• [WHAT YOU WILL DO]:
Reproduce exactly the lines below, from the first through the one containing "const allSeries = [engineering, business, science, arts];", and nothing more.

===== RECORDED INFORMATION =====

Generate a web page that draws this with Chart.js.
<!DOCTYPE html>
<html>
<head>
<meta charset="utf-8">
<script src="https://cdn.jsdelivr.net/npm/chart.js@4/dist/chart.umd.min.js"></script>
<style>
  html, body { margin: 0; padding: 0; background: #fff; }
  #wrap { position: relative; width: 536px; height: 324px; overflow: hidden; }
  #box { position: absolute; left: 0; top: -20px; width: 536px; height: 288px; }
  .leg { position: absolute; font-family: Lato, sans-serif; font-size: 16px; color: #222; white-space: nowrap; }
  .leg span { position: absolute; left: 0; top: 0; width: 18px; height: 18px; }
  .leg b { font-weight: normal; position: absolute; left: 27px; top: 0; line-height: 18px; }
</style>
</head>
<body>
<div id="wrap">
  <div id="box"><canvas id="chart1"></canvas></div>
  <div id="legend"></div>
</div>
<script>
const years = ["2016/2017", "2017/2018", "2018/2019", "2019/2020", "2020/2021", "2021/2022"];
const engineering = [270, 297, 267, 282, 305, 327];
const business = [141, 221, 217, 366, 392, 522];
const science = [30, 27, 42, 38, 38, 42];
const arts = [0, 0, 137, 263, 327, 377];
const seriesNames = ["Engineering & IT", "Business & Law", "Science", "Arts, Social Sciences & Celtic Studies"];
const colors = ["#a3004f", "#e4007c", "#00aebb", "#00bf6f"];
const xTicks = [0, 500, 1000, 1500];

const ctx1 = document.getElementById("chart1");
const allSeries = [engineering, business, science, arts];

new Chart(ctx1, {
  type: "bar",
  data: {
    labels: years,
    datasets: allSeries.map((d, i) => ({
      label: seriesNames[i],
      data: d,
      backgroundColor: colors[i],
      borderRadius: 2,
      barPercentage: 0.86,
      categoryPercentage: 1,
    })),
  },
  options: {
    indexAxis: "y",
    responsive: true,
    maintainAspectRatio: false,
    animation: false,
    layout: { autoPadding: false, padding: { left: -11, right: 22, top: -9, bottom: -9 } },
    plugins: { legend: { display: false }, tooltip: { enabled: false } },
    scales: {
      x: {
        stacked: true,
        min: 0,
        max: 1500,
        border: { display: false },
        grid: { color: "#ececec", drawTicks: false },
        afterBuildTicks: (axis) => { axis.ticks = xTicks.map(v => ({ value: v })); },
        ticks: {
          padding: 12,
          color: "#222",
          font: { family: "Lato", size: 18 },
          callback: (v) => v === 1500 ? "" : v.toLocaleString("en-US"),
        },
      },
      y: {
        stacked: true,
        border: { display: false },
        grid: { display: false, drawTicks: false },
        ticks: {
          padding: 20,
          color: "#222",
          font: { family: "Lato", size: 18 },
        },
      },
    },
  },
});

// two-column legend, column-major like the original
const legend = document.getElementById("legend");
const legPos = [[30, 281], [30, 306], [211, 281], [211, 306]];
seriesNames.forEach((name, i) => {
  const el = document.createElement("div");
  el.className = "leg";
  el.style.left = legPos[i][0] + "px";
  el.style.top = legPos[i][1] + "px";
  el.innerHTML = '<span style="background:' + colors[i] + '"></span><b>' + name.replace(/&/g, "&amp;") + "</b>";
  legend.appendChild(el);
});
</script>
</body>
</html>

=====

• [TASK ANSWER]:
Generate a web page that draws this with Chart.js.
<!DOCTYPE html>
<html>
<head>
<meta charset="utf-8">
<script src="https://cdn.jsdelivr.net/npm/chart.js@4/dist/chart.umd.min.js"></script>
<style>
  html, body { margin: 0; padding: 0; background: #fff; }
  #wrap { position: relative; width: 536px; height: 324px; overflow: hidden; }
  #box { position: absolute; left: 0; top: -20px; width: 536px; height: 288px; }
  .leg { position: absolute; font-family: Lato, sans-serif; font-size: 16px; color: #222; white-space: nowrap; }
  .leg span { position: absolute; left: 0; top: 0; width: 18px; height: 18px; }
  .leg b { font-weight: normal; position: absolute; left: 27px; top: 0; line-height: 18px; }
</style>
</head>
<body>
<div id="wrap">
  <div id="box"><canvas id="chart1"></canvas></div>
  <div id="legend"></div>
</div>
<script>
const years = ["2016/2017", "2017/2018", "2018/2019", "2019/2020", "2020/2021", "2021/2022"];
const engineering = [270, 297, 267, 282, 305, 327];
const business = [141, 221, 217, 366, 392, 522];
const science = [30, 27, 42, 38, 38, 42];
const arts = [0, 0, 137, 263, 327, 377];
const seriesNames = ["Engineering & IT", "Business & Law", "Science", "Arts, Social Sciences & Celtic Studies"];
const colors = ["#a3004f", "#e4007c", "#00aebb", "#00bf6f"];
const xTicks = [0, 500, 1000, 1500];

const ctx1 = document.getElementById("chart1");
const allSeries = [engineering, business, science, arts];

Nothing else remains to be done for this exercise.